New Zealand's economic growth driven almost exclusively by rising population
New Zealand's economic growth is barely keeping up with the speed at which the population is growing, amid a slowdown in the primary sector.
Official figures released on Thursday showed gross domestic product rose by 0.7 per cent in the first three months of the year, bringing annual growth to 2.8 per cent.
But while the construction industry is expanding at speed, economists said almost all of the growth was being driven by population growth, currently at a 40 year high, boosted by record immigration.
"Not only is the pace of growth well off its peak in this cycle, but the slowdown has come at a time when sheer population growth should have been boosting the economy," Westpac senior economist Michael Gordon said.
"Strong net migration has lifted population growth to around 2 per cent over the last year, which means that per capita GDP growth has slowed to not much more than zero."

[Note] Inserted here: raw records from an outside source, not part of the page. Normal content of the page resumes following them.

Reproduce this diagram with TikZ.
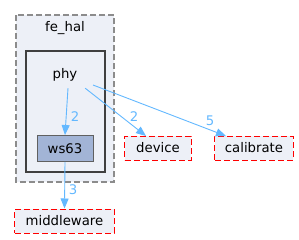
\documentclass[tikz,border=0pt]{standalone}
\usepackage{fontspec}
\setmainfont{DejaVu Sans}
\usetikzlibrary{arrows.meta,positioning}
\definecolor{clusterfill}{HTML}{EDF0F7}
\definecolor{clusterline}{HTML}{8C8C8C}
\definecolor{phyline}{HTML}{404040}
\definecolor{dirfill}{HTML}{A2B4D6}
\definecolor{dirline}{HTML}{606060}
\definecolor{extline}{HTML}{FF0000}
\definecolor{edgecol}{HTML}{63B8FF}
\tikzset{
  longdash/.style={dash pattern=on 6bp off 3bp},
  extdir/.style={draw=extline,longdash,fill=clusterfill,line width=1bp,
    minimum height=24bp,inner sep=0pt},
  dep/.style={edgecol,line width=0.9bp,-{Triangle[length=10bp,width=8bp]}},
  deplabel/.style={text=edgecol,inner sep=1bp}
}

\begin{document}
\begin{tikzpicture}[x=1bp,y=-1bp,font=\fontsize{13.3}{15}\selectfont]
    \useasboundingbox (0,0) rectangle (299,240);
    % clusters
    \fill[clusterfill] (16,15) rectangle (114,182);
    \draw[clusterline,longdash,line width=1.1bp] (16,15) rectangle (114,182);
    \fill[clusterfill] (26,51) rectangle (105,172);
    \draw[phyline,line width=2.2bp] (26,51) rectangle (105,172);
    \node (fehal) at (65,28) {fe\_hal};
    \node[minimum width=40bp,minimum height=26bp,inner sep=0pt] (phy) at (65,75) {phy};
    % directories
    \node[draw=dirline,fill=dirfill,line width=0.9bp,minimum width=56bp,
      minimum height=26bp,inner sep=0pt] (ws63) at (65,148.5) {ws63};
    \node[extdir,minimum width=66bp] (device) at (158,148) {device};
    \node[extdir,minimum width=78bp] (calibrate) at (254,148) {calibrate};
    \node[extdir,minimum width=99bp] (middleware) at (64.5,221) {middleware};
    % dependencies
    \coordinate (devin) at (146,136);
    \coordinate (calin) at (226,136);
    \coordinate (phyout) at (93,85);
    \draw[dep] ([xshift=3bp]phy.south) -- (ws63.north);
    \draw[dep] (phy.south east) -- (devin);
    \draw[dep] (phyout) -- (calin);
    \draw[dep] (ws63.south) -- (middleware.north);
    \node[deplabel] (l1) at (75,117) {2};
    \node[deplabel] (l2) at (134,117) {2};
    \node[deplabel] (l3) at (210,121) {5};
    \node[deplabel] (l4) at (73,190) {3};
  \end{tikzpicture}
\end{document}
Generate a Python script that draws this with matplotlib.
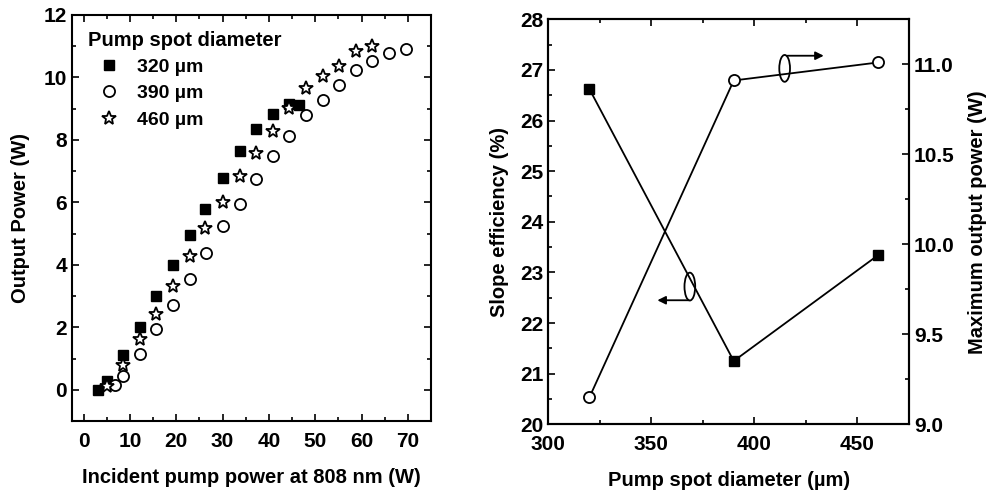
import matplotlib.pyplot as plt
from matplotlib.patches import Ellipse
from matplotlib.ticker import MultipleLocator

plt.rcParams['font.family'] = ['Liberation Sans', 'DejaVu Sans']
plt.rcParams['font.weight'] = 'bold'

# left panel: output power vs incident pump power
p320_x = [3.2, 5.0, 8.6, 12.2, 15.7, 19.3, 22.9, 26.3, 30.0, 33.7, 37.3, 40.9, 44.4, 46.4]
p320_y = [0.0, 0.27, 1.12, 2.02, 3.0, 3.99, 4.94, 5.80, 6.77, 7.63, 8.34, 8.83, 9.15, 9.11]

p390_x = [6.8, 8.6, 12.2, 15.7, 19.3, 22.9, 26.5, 30.0, 33.7, 37.3, 40.9, 44.4, 48.0,
          51.6, 55.2, 58.7, 62.3, 65.9, 69.5]
p390_y = [0.16, 0.43, 1.16, 1.94, 2.71, 3.54, 4.37, 5.23, 5.95, 6.76, 7.50, 8.11, 8.79,
          9.28, 9.76, 10.23, 10.54, 10.77, 10.90]

p460_x = [5.0, 8.6, 12.2, 15.7, 19.3, 22.9, 26.3, 30.0, 33.7, 37.3, 40.9, 44.4, 48.0,
          51.6, 55.2, 58.7, 62.3]
p460_y = [0.13, 0.80, 1.62, 2.43, 3.31, 4.27, 5.17, 6.0, 6.85, 7.59, 8.29, 9.01, 9.65,
          10.05, 10.37, 10.85, 11.0]

# right panel: slope efficiency and max output power vs spot diameter
spot = [320, 390, 460]
slope_eff = [26.62, 21.25, 23.34]
max_power = [9.15, 10.91, 11.01]

fig = plt.figure(figsize=(9.95, 4.98), dpi=100)


def style_ticks(ax, **kw):
    ax.tick_params(which='both', direction='in', width=1.2, labelsize=15, **kw)
    ax.tick_params(which='major', length=5)
    ax.tick_params(which='minor', length=3)
    for s in ax.spines.values():
        s.set_linewidth(1.5)


# ---- left panel
ax1 = fig.add_axes([0.0724, 0.1546, 0.3608, 0.8153])
ax1.plot(p320_x, p320_y, 's', color='black', ms=7, label='320 \u00b5m')
ax1.plot(p390_x, p390_y, 'o', mfc='white', mec='black', mew=1.3, ms=8, label='390 \u00b5m')
ax1.plot(p460_x, p460_y, '*', mfc='white', mec='black', mew=1.3, ms=10, label='460 \u00b5m')
ax1.xaxis.set_major_locator(MultipleLocator(10))
ax1.xaxis.set_minor_locator(MultipleLocator(5))
ax1.yaxis.set_major_locator(MultipleLocator(2))
ax1.yaxis.set_minor_locator(MultipleLocator(1))
ax1.set_xticks(range(0, 71, 10))
ax1.set_xlim(-2.5, 75)
ax1.set_ylim(-1, 12)
style_ticks(ax1, top=True, right=True)
ax1.tick_params(axis='x', pad=8)
ax1.set_xlabel('Incident pump power at 808 nm (W)', fontsize=14.5, fontweight='bold', labelpad=12)
ax1.set_ylabel('Output Power (W)', fontsize=14.5, fontweight='bold', labelpad=10)
leg = ax1.legend(title='Pump spot diameter', loc='upper left', frameon=False,
                 fontsize=14, title_fontsize=14.5, handletextpad=0.35,
                 borderaxespad=0.4, labelspacing=0.45, handlelength=2.2)
leg._legend_box.align = 'left'
leg.get_title().set_fontweight('bold')

# ---- right panel
ax2 = fig.add_axes([0.551, 0.148, 0.3625, 0.8133])
ax2.plot(spot, slope_eff, 's-', color='black', lw=1.3, ms=7)
ax2.set_xlim(300, 475)
ax2.set_ylim(20, 28)
ax2.xaxis.set_major_locator(MultipleLocator(50))
ax2.xaxis.set_minor_locator(MultipleLocator(25))
ax2.yaxis.set_major_locator(MultipleLocator(1))
ax2.yaxis.set_minor_locator(MultipleLocator(0.5))
style_ticks(ax2, top=True)
ax2.tick_params(axis='x', pad=8)
ax2.set_xlabel('Pump spot diameter (\u00b5m)', fontsize=14.5, fontweight='bold', labelpad=12)
ax2.set_ylabel('Slope efficiency (%)', fontsize=14.5, fontweight='bold', labelpad=8)

ax3 = ax2.twinx()
ax3.plot(spot, max_power, 'o-', color='black', mfc='white', mew=1.3, lw=1.3, ms=8)
ax3.set_ylim(9.0, 11.25)
ax3.yaxis.set_major_locator(MultipleLocator(0.5))
ax3.yaxis.set_minor_locator(MultipleLocator(0.25))
ax3.yaxis.set_major_formatter(plt.FormatStrFormatter('%.1f'))
style_ticks(ax3)
ax3.set_ylabel('Maximum output power (W)', fontsize=14.5, fontweight='bold', labelpad=10)

# ellipse + arrow markers indicating which axis each curve belongs to
ax2.add_patch(Ellipse((414.7, 27.03), 5.2, 0.53, fill=False, lw=1.3, color='black'))
ax2.annotate('', xy=(435, 27.28), xytext=(414.7, 27.28),
             arrowprops=dict(arrowstyle='-|>', color='black', lw=1.3, mutation_scale=12))
ax2.add_patch(Ellipse((368.7, 22.72), 5.2, 0.55, fill=False, lw=1.3, color='black'))
ax2.annotate('', xy=(351.6, 22.45), xytext=(369.5, 22.45),
             arrowprops=dict(arrowstyle='-|>', color='black', lw=1.3, mutation_scale=12))

plt.savefig('out.png', dpi=100)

Gordon said the economy had lost two major drivers over the last two years, with dairy prices plunging, and construction related to the Christchurch rebuild well past the peak.
Although construction elsewhere was strong, and income from international tourists was at record levels, this was not enough to offset the loses.
"[P]opulation growth has been the main driver of GDP growth," Gordon said.
The economy had been expected to grow by just 0.6 per cent in the first quarter, but with revisions in growth in 2015, and little sign of wage inflation, the Reserve Bank is still generally expected to cut interest rates in the coming months, probably in August.
This would take the benchmark official cash rate to 2 per cent, a new all time low.
Finance Minister Bill English said the economy was growing "solidly", and the figures were a sign of increasing diversification.
"Despite the dairy sector continuing to be under pressure, other sectors are performing well and contributing to an overall solid rate of economic growth," English said in a statement.
But Labour finance spokesman Grant Robertson said that with New Zealand's fast growing population, growth per person had risen by just 0.5 per cent, while disposable income per person was flat for the last year.
"Right now Kiwis are working extremely hard but they're playing catch up," Robertson said.
Statistics New Zealand said construction, which grew by 4.9 per cent int he quarter, had seen its strongest quarterly growth since March 2014.
The Kiwi dollar jumped on the news, climbing to around US70.8c, up from about US70.4c before the data was released.